▸ **PROBLEM DETAILS**:
Give the listing again exactly, omitting its images.

** begin INFORMATION SHOWN **

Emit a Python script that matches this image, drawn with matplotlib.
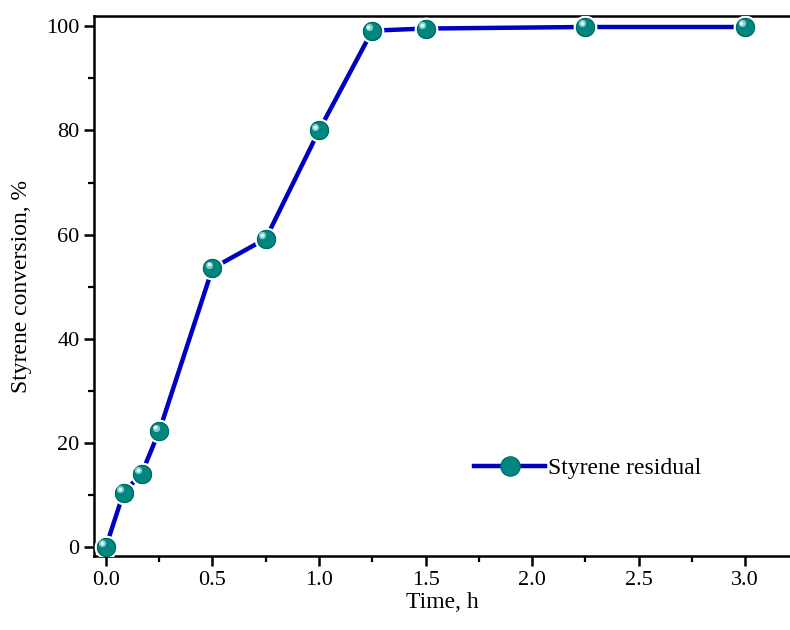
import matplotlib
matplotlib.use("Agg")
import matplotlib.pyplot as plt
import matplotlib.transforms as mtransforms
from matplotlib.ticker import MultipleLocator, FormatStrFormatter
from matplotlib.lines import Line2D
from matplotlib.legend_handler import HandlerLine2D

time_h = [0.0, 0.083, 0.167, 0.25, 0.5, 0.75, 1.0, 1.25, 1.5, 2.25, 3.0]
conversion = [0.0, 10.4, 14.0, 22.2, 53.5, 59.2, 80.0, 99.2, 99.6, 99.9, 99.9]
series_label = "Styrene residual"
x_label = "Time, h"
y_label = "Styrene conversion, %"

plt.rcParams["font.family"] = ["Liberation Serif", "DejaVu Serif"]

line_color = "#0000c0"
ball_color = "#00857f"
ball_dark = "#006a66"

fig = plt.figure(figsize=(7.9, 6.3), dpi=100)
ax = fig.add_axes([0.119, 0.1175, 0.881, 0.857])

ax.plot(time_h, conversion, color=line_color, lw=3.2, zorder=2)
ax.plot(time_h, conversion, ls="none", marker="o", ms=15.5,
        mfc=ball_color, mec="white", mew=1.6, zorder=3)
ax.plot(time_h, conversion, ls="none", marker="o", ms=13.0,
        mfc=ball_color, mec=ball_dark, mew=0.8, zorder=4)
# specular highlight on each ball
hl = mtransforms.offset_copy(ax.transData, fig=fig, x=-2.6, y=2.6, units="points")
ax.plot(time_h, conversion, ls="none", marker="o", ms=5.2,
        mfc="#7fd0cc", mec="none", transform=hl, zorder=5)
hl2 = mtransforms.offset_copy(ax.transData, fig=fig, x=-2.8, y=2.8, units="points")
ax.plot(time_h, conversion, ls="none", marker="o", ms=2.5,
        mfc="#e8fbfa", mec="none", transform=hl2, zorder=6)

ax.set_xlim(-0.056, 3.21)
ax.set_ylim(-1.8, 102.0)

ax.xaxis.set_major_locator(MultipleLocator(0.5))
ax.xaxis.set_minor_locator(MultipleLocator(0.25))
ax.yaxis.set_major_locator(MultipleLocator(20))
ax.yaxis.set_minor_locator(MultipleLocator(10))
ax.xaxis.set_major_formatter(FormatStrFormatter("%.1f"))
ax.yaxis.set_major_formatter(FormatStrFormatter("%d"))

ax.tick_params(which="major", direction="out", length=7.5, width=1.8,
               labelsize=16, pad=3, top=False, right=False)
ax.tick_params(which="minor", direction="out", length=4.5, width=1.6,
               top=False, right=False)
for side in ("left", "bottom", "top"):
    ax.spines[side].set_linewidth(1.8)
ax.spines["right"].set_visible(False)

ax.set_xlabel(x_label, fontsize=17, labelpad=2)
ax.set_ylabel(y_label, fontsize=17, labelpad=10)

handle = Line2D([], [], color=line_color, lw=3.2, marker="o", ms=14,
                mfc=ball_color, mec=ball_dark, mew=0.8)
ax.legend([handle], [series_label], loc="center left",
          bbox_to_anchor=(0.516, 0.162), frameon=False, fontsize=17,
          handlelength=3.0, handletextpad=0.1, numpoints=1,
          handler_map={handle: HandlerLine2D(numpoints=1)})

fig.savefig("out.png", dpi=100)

** end INFORMATION SHOWN **

▸ **RESULT OF THE EXERCISE**:
Emit a Python script that matches this image, drawn with matplotlib.
import matplotlib
matplotlib.use("Agg")
import matplotlib.pyplot as plt
import matplotlib.transforms as mtransforms
from matplotlib.ticker import MultipleLocator, FormatStrFormatter
from matplotlib.lines import Line2D
from matplotlib.legend_handler import HandlerLine2D

time_h = [0.0, 0.083, 0.167, 0.25, 0.5, 0.75, 1.0, 1.25, 1.5, 2.25, 3.0]
conversion = [0.0, 10.4, 14.0, 22.2, 53.5, 59.2, 80.0, 99.2, 99.6, 99.9, 99.9]
series_label = "Styrene residual"
x_label = "Time, h"
y_label = "Styrene conversion, %"

plt.rcParams["font.family"] = ["Liberation Serif", "DejaVu Serif"]

line_color = "#0000c0"
ball_color = "#00857f"
ball_dark = "#006a66"

fig = plt.figure(figsize=(7.9, 6.3), dpi=100)
ax = fig.add_axes([0.119, 0.1175, 0.881, 0.857])

ax.plot(time_h, conversion, color=line_color, lw=3.2, zorder=2)
ax.plot(time_h, conversion, ls="none", marker="o", ms=15.5,
        mfc=ball_color, mec="white", mew=1.6, zorder=3)
ax.plot(time_h, conversion, ls="none", marker="o", ms=13.0,
        mfc=ball_color, mec=ball_dark, mew=0.8, zorder=4)
# specular highlight on each ball
hl = mtransforms.offset_copy(ax.transData, fig=fig, x=-2.6, y=2.6, units="points")
ax.plot(time_h, conversion, ls="none", marker="o", ms=5.2,
        mfc="#7fd0cc", mec="none", transform=hl, zorder=5)
hl2 = mtransforms.offset_copy(ax.transData, fig=fig, x=-2.8, y=2.8, units="points")
ax.plot(time_h, conversion, ls="none", marker="o", ms=2.5,
        mfc="#e8fbfa", mec="none", transform=hl2, zorder=6)

ax.set_xlim(-0.056, 3.21)
ax.set_ylim(-1.8, 102.0)

ax.xaxis.set_major_locator(MultipleLocator(0.5))
ax.xaxis.set_minor_locator(MultipleLocator(0.25))
ax.yaxis.set_major_locator(MultipleLocator(20))
ax.yaxis.set_minor_locator(MultipleLocator(10))
ax.xaxis.set_major_formatter(FormatStrFormatter("%.1f"))
ax.yaxis.set_major_formatter(FormatStrFormatter("%d"))

ax.tick_params(which="major", direction="out", length=7.5, width=1.8,
               labelsize=16, pad=3, top=False, right=False)
ax.tick_params(which="minor", direction="out", length=4.5, width=1.6,
               top=False, right=False)
for side in ("left", "bottom", "top"):
    ax.spines[side].set_linewidth(1.8)
ax.spines["right"].set_visible(False)

ax.set_xlabel(x_label, fontsize=17, labelpad=2)
ax.set_ylabel(y_label, fontsize=17, labelpad=10)

handle = Line2D([], [], color=line_color, lw=3.2, marker="o", ms=14,
                mfc=ball_color, mec=ball_dark, mew=0.8)
ax.legend([handle], [series_label], loc="center left",
          bbox_to_anchor=(0.516, 0.162), frameon=False, fontsize=17,
          handlelength=3.0, handletextpad=0.1, numpoints=1,
          handler_map={handle: HandlerLine2D(numpoints=1)})

fig.savefig("out.png", dpi=100)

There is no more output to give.